Uma vez que os esforços de mobilização militar não
se concretizavam, Bruges sublevou-se a 26 de Agosto de 1436. Os revoltosos mataram o bailio
Tassart Brisse e capturaram o capitão do porto de Écluse, Roland de Uutkerque,
que não havia acolhido as milícias no regresso de Oostburg. Dona Isabel, tendo
junto de si o filho Carlos, viu-se obrigada a deixar Bruges a 28, não sem antes
ter sido detida e enxovalhada, bem como outras damas do seu séquito como
Marguerite de Commynes e Marguerite de La Trémoille. Acontecimentos violentos tinham,
entretanto, abalado a confiança da duquesa: Carlos fora detido e retido pelos
revoltosos de Gand na estrada de Calais e o almirante de Flandres, Jean Hornes,
acabara ferido de morte por eles a 13 de Agosto.

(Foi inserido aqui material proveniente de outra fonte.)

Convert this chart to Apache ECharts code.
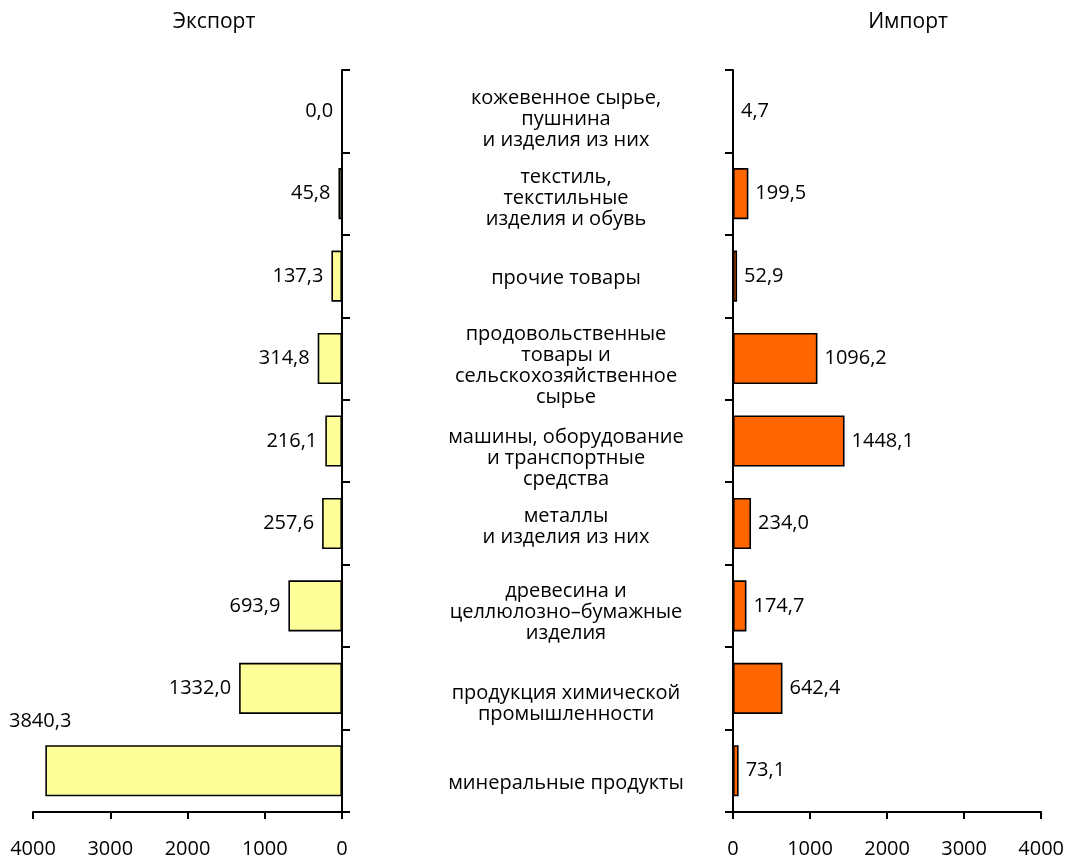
<!DOCTYPE html>
<html><head><meta charset="utf-8">
<script src="https://cdn.jsdelivr.net/npm/echarts@6/dist/echarts.min.js"></script>
<style>html,body{margin:0;padding:0;background:#fff}#c{width:1067px;height:862px}</style>
</head><body><div id="c"></div>
<script>
const categories = [
  'кожевенное сырье,\nпушнина\nи изделия из них',
  'текстиль,\nтекстильные\nизделия и обувь',
  'прочие товары',
  'продовольственные\nтовары и\nсельскохозяйственное\nсырье',
  'машины, оборудование\nи транспортные\nсредства',
  'металлы\nи изделия из них',
  'древесина и\nцеллюлозно–бумажные\nизделия',
  'продукция химической\nпромышленности',
  'минеральные продукты'
];
const exportValues = [0.0, 45.8, 137.3, 314.8, 216.1, 257.6, 693.9, 1332.0, 3840.3];
const importValues = [4.7, 199.5, 52.9, 1096.2, 1448.1, 234.0, 174.7, 642.4, 73.1];
const tickLabels = ['0', '1000', '2000', '3000', '4000'];
const titles = ['Экспорт', 'Импорт'];

const FONT = '"Open Sans", "Noto Sans", sans-serif';
const FS = 20;
const fmt = v => (typeof v === 'object' ? v.value : v).toFixed(1).replace('.', ',');
const lineStyle = {color: '#000', width: 2};
// downward nudge (px) of each centre caption, as placed in the original layout
const captionShift = [8, 5, 2, 7, 17, 3, 6, 15, 13];
const rich = {};
captionShift.forEach((s, i) => {
  rich['sp' + i] = {fontSize: 1, lineHeight: Math.max(1, s * 2), height: Math.max(1, s * 2)};
});

const chart = echarts.init(document.getElementById('c'));
chart.setOption({
  animation: false,
  textStyle: {fontFamily: FONT},
  title: [
    {text: titles[0], left: 214, top: 12, textAlign: 'center', padding: 0,
     textStyle: {fontFamily: FONT, fontSize: 21, fontWeight: 'normal', color: '#000'}},
    {text: titles[1], left: 908, top: 12, textAlign: 'center', padding: 0,
     textStyle: {fontFamily: FONT, fontSize: 21, fontWeight: 'normal', color: '#000'}}
  ],
  grid: [
    {left: 33, width: 309, top: 70, height: 742},
    {left: 733, width: 309, top: 70, height: 742}
  ],
  xAxis: [
    {gridIndex: 0, type: 'value', inverse: true, min: 0, max: 4000, interval: 1000,
     splitLine: {show: false}, axisLine: {show: true, lineStyle},
     axisTick: {show: true, length: 7, lineStyle},
     axisLabel: {color: '#000', fontSize: FS, margin: 27, fontFamily: FONT,
       formatter: (v) => tickLabels[Math.round(v / 1000)]}},
    {gridIndex: 1, type: 'value', min: 0, max: 4000, interval: 1000,
     splitLine: {show: false}, axisLine: {show: true, lineStyle},
     axisTick: {show: true, length: 7, lineStyle},
     axisLabel: {color: '#000', fontSize: FS, margin: 27, fontFamily: FONT,
       formatter: (v) => tickLabels[Math.round(v / 1000)]}}
  ],
  yAxis: [
    {gridIndex: 0, type: 'category', data: categories, inverse: true, position: 'right',
     axisLine: {show: true, lineStyle}, axisTick: {show: true, length: 8, lineStyle},
     axisLabel: {show: false}},
    {gridIndex: 1, type: 'category', inverse: true, position: 'left', data: categories,
     axisLine: {show: true, lineStyle}, axisTick: {show: true, length: 8, lineStyle},
     axisLabel: {show: true, align: 'center', margin: 167, color: '#000', fontSize: FS,
       lineHeight: 21, fontFamily: FONT, rich,
       formatter: (v, i) => '{sp' + i + '| }\n' + v}}
  ],
  series: [
    {type: 'bar', xAxisIndex: 0, yAxisIndex: 0, barWidth: '62%',
     data: exportValues.map((v, i) => i === exportValues.length - 1
       ? {value: v, label: {offset: [34, -49]}} : v),
     itemStyle: {color: '#FFFF99', borderColor: '#000', borderWidth: 1.6},
     label: {show: true, position: 'left', distance: 8, color: '#000', fontSize: FS,
       fontFamily: FONT, formatter: p => fmt(p.value)}},
    {type: 'bar', xAxisIndex: 1, yAxisIndex: 1, barWidth: '62%',
     data: importValues,
     itemStyle: {color: '#FF6600', borderColor: '#000', borderWidth: 1.6},
     label: {show: true, position: 'right', distance: 7, color: '#000', fontSize: FS,
       fontFamily: FONT, formatter: p => fmt(p.value)}}
  ]
});
</script>
</body></html>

Dona Isabel ficou de tal
maneira afectada que posteriormente virá a recusar vários convites dos administradores
de Bruges para regressar à sua cidade; só lá voltará em 1438». In Daniel Lacerda, Isabelle de Portugal – duchesse de Bourgogne,
Éditions Lanore, 2008, Isabel de Portugal, Duquesa de Borgonha, Uma Mulher de
Poder no coração da Europa Medieval, tradução de Júlio Conrado, Editorial
Presença, Lisboa, 2010, ISBN 978-972-23-4374-9.